Limitations include scalability for extremely high-dimensional objectives, integration for very heterogeneous modalities, and the need for richer feedback datasets for true pluralistic alignment (Vamplew et al., 15 Oct 2024, Hernández et al., 19 May 2025).
6. Experimental Benchmarks, Hybrid Approaches, and Future Directions
Benchmarking frameworks are critical for advancing M-RL and evolutionary multiobjective algorithms:
- MORL as Algorithm Testbed: Complex RL tasks provide challenging, stochastic environments to evaluate and enhance MOEAs and RL algorithms, revealing strengths and weaknesses not apparent in deterministic domains (Hernández et al., 19 May 2025).
- Hybridization Opportunities: Hybrid approaches combining the rapid improvement capabilities of single-objective EAs (e.g., PSO) with the diversity coverage of MOEAs are plausible directions for improved Pareto approximation (Hernández et al., 19 May 2025).
- Extensions:
- Robust multiobjective optimization for partially observable, multimodal, and adversarial settings.

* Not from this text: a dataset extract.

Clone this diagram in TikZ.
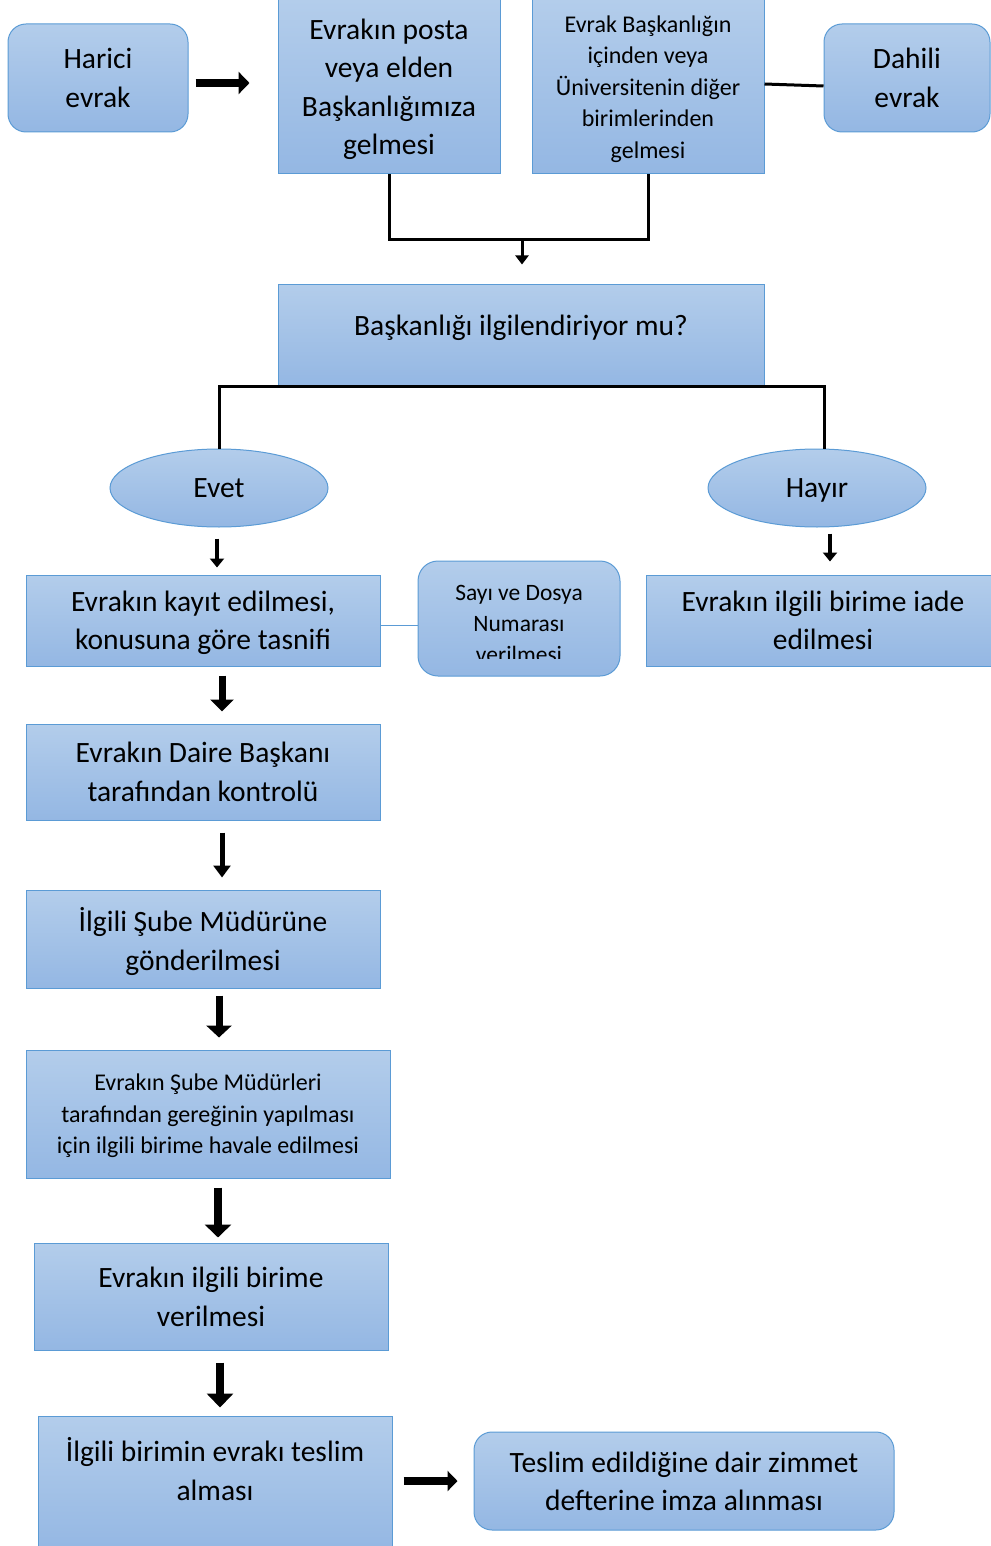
\documentclass[tikz,border=0pt]{standalone}
\usepackage{fontspec}
\setmainfont{Carlito}
\usetikzlibrary{shapes.geometric,arrows.meta,calc}
\definecolor{fillTop}{HTML}{B3CDEB}
\definecolor{fillBot}{HTML}{94B7E3}
\definecolor{edgeblue}{HTML}{5B9BD5}
\newcommand\bigtxt{\fontsize{29.5}{38.5}\selectfont}
\newcommand\smalltxt{\fontsize{24}{31.5}\selectfont}
\newcommand\sayitxt{\fontsize{23.5}{31}\selectfont}
\tikzset{
  box/.style={draw=edgeblue, line width=1pt, top color=fillTop, bottom color=fillBot,
    align=center, font=\bigtxt, inner sep=0pt, text=black, text depth=0pt},
  rbox/.style={box, rounded corners=18pt},
  ebox/.style={box, ellipse},
  conn/.style={line width=3pt, black},
  thinconn/.style={line width=1pt, edgeblue},
  barrow/.style n args={3}{line width=#1, black, -{Triangle[width=#2,length=#3]}},
}
\begin{document}
\begin{tikzpicture}[x=1pt,y=-1pt]
\useasboundingbox (0,0) rectangle (990,1546);
% top row
\node[rbox, minimum width=180, minimum height=108] (harici) at (98,78) {Harici\\evrak};
\node[box, minimum width=222, minimum height=174] (posta) at (389,87) {Evrakın posta\\veya elden\\Başkanlığımıza\\gelmesi};
\node[box, font=\smalltxt, minimum width=232, minimum height=174] (ic) at (648,87) {Evrak Başkanlığın\\içinden veya\\Üniversitenin diğer\\birimlerinden\\gelmesi};
\node[rbox, minimum width=166, minimum height=108] (dahili) at (907,78) {Dahili\\evrak};
\draw[barrow={8pt}{22pt}{11pt}] ($(harici.east)+(7,5)$) -- ($(posta.west)+(-28,-4)$);
\draw[conn] ($(ic.east)+(0,-3)$) -- ($(dahili.west)+(0,8)$);
% merge
\coordinate (mid) at (522,240);
\draw[conn] (posta.south) |- (mid) -| (ic.south);
\node[box, minimum width=486, minimum height=102, text depth=20pt] (bask) at (521,335) {Başkanlığı ilgilendiriyor mu?};
\draw[barrow={3pt}{13pt}{9pt}] (mid) -- ($(bask.north)+(1,-19)$);
% decision
\node[ebox, minimum width=218, minimum height=78] (evet) at (219,488) {Evet};
\node[ebox, minimum width=218, minimum height=78] (hayir) at (817,488) {Hayır};
\draw[conn] (evet.north) -- (evet.north |- bask.south) -- ($(hayir.north |- bask.south)+(7,0)$) -- ($(hayir.north)+(7,0)$);
% left column
\node[box, minimum width=354, minimum height=91] (kayit) at (203,620.5) {Evrakın kayıt edilmesi,\\konusuna göre tasnifi};
\node[rbox, minimum width=202, minimum height=115, rounded corners=20pt] (sayi) at (519,618.5) {};
\begin{scope}
\clip (420,563) rectangle (618,658);
\node[font=\sayitxt, align=center, inner sep=0pt] (sayitext) at (519,624) {Sayı ve Dosya\\Numarası\\verilmesi};
\end{scope}
\draw[thinconn] ($(kayit.east)+(0,5)$) -- ($(sayi.west)+(0,7)$);
\node[box, minimum width=354, minimum height=91] (iade) at (823,620.5) {Evrakın ilgili birime iade\\edilmesi};
\draw[barrow={4pt}{14pt}{9pt}] ($(evet.south)+(-2,11)$) -- ($(kayit.north)+(14,-7)$);
\draw[barrow={4pt}{14pt}{9pt}] ($(hayir.south)+(13,6)$) -- ($(iade.north)+(7,-13)$);
\node[box, minimum width=354, minimum height=96] (daire) at (203,772) {Evrakın Daire Başkanı\\tarafından kontrolü};
\draw[barrow={7pt}{23pt}{12pt}] ($(kayit.south)+(19,9)$) -- ($(daire.north)+(19,-12)$);
\node[box, minimum width=354, minimum height=98] (sube) at (203,939) {İlgili Şube Müdürüne\\gönderilmesi};
\draw[barrow={5pt}{17pt}{12pt}] ($(daire.south)+(19,12)$) -- ($(sube.north)+(19,-12)$);
\node[box, font=\smalltxt, minimum width=364, minimum height=128] (havale) at (208,1114) {Evrakın Şube Müdürleri\\tarafından gereğinin yapılması\\için ilgili birime havale edilmesi};
\draw[barrow={7pt}{25pt}{12pt}] ($(sube.south)+(16,7)$) -- ($(havale.north)+(11,-12)$);
\node[box, minimum width=354, minimum height=107] (verilme) at (211,1296.5) {Evrakın ilgili birime\\verilmesi};
\draw[barrow={8pt}{26pt}{13pt}] ($(havale.south)+(10,9)$) -- ($(verilme.north)+(7,-5)$);
\node[box, minimum width=354, minimum height=136, text depth=30pt] (teslim) at (215,1484) {İlgili birimin evrakı teslim\\alması};
\draw[barrow={8pt}{26pt}{14pt}] ($(verilme.south)+(9,12)$) -- ($(teslim.north)+(5,-8)$);
\node[rbox, minimum width=420, minimum height=98] (zimmet) at (684,1481) {Teslim edildiğine dair zimmet\\defterine imza alınması};
\draw[barrow={8pt}{20pt}{10pt}] ($(teslim.east |- zimmet.west)+(11,0)$) -- ($(zimmet.west)+(-16,0)$);
\end{tikzpicture}
\end{document}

- Cross-modal transfer, fast policy adaptation, and online preference adjustment.
- Algorithmic innovation in utility functions and dynamic weighting for improved pluralistic alignment.
7. Applications and Implications
M-RL methods have demonstrated utility in robotics (trade-off across speed, safety, energy), personalized recommendation systems (dynamic session-based optimization for CTR/CTCVR), sustainable energy management, and pluralistic alignment in AI systems sensitive to plural stakeholder values (Liu et al., 2023, Liu et al., 3 Oct 2024, Vamplew et al., 15 Oct 2024). Core implications include the feasibility of real-time policy selection for changing objectives, enhanced generalization/sample efficiency, and support for human-aligned, multi-stakeholder AI.
M-RL represents an overview of deep reinforcement learning, multiobjective optimization, meta-learning, and multimodal representation learning. The integration of these methodologies enables agents to operate robustly in complex environments and under varying preferences—an essential direction for the next generation of intelligent systems.